Irgendwann fragte sich Vanessa Martinez: Wie lange kann ich noch gegen Inflation, Misswirtschaft und Korruption ankämpfen? Und gegen ein autoritäres politisches System, das keine Hoffnung auf Veränderung zulässt? 2015 zog sie die Konsequenzen. Mit etwas zu essen, ein paar T-Shirts und Hosen und dem „Leones“-Trinkglas im Rucksack machte sie sich auf den Weg zur kolumbianischen Grenze. Sie schlug sich mehr schlecht als recht durchs Leben, so wie die anderen fast zwei Millionen Venezolanerinnen und Venezolaner, die in Kolumbien Zuflucht gesucht haben. Sie arbeitete auf dem Feld, half bei Fremden im Haushalt, wurde erniedrigt, bedrängt, musste sich viele Schimpfwörter anhören – das Leben war nicht besser als in Venezuela. 

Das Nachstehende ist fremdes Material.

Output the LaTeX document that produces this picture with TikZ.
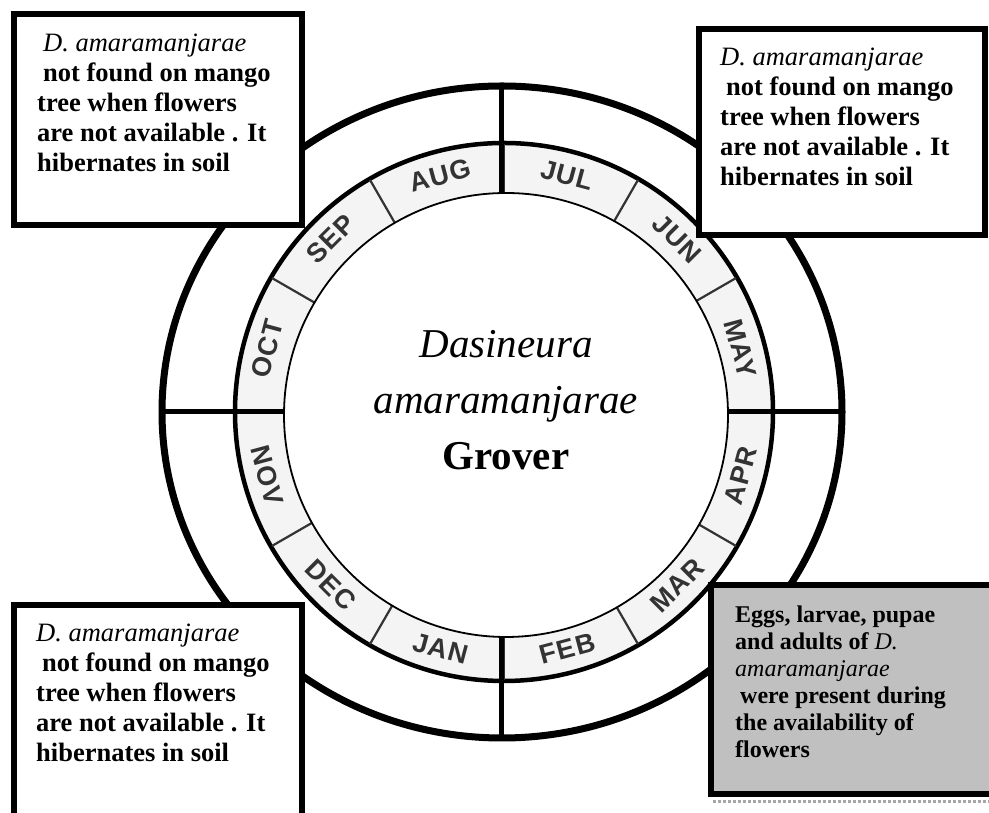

Der Weg von Vanessa Martinez hätte hier enden können. Ihre Energie für den täglichen Kampf war aufgebraucht, ihr Leben an einem Tiefpunkt, erzählt sie in ihrer Wohnung in Ocaña. In der kolumbianischen Grenzstadt hat sie mittlerweile ein neues Zuhause gefunden. Dort ist auch ihre Tochter zur Welt gekommen. Das war der Wendepunkt. „Da wusste ich wieder, wofür ich kämpfen muss.“

Allerdings hat das Mädchen eine komplizierte Erkrankung am Magen-Darm-Trakt. Ein spezialisiertes Krankenhaus hätte sie behandeln können – doch die kolumbianische Krankenversicherung wollte nicht zahlen. Ein Kampf, wie ihn viele venezolanische Geflüchtete auszufechten haben. Denn oft ist ihr Status ungeklärt. Die wenigsten haben Pässe, weil die Ausstellung der Dokumente in Venezuela das Zwölffache des monatlichen Mindestlohns kostet. Aber ihre Tochter war in Kolumbien zur Welt gekommen. Sie sollte also ein Anrecht auf Behandlung haben, dachte Vanessa. Das bestätigte ihr auch die Caritas in Ocaña. 

„Für venezolanische Neuankömmlinge ist schwer zu durchschauen, welche Ansprüche sie haben, ob Bescheide der Behörden stichhaltig sind“, erklärt Caritas-Anwältin Maryi Vergel. Den Geflüchteten bei diesem Kampf zur Seite zu stehen, ist Teil des Auftrags, den die Caritas in Kolumbien dank des „EuroPana“-Programms der Europäischen Union anbieten kann. Neben der Rechtsberatung gehören dazu auch ein Ernährungsprogramm für Mütter und Kinder, medizinische Hilfen, Mietzuschüsse und psychologische Beratung. 

Erst mit Hilfe der Caritas-Psychologin verstand Vanessa, was sie durchgemacht hatte. Warum sie oft so niedergeschlagen war und ihre Kräfte immer mehr schwanden. „Diese Gespräche waren für mich genauso wichtig wie die Mietzuschüsse“, sagt Vanessa. „Das Loch war so tief, in dem ich steckte, ich weiß nicht, ob ich da allein wieder herausgefunden hätte.“

Heute ist Vanessa Martinez selbst Teil der Hilfe der Caritas. Sie bietet ihre Wohnung für Workshops an, in denen Neuankömmlinge eine erste Beratung bekommen. Die 35-Jährige ist bekannt: Läuft sie durch ihr Stadtviertel, wird sie immer wieder um Rat gefragt.  „Ich habe so viel Hilfe und Solidarität erfahren“, sagt sie. „Davon möchte ich etwas zurückgeben. Wenn du säst, dann kannst du irgendwann ernten. Daran glaube ich ganz fest.“

Der Autor ist Mitarbeiter in der Presseabteilung von Caritas international.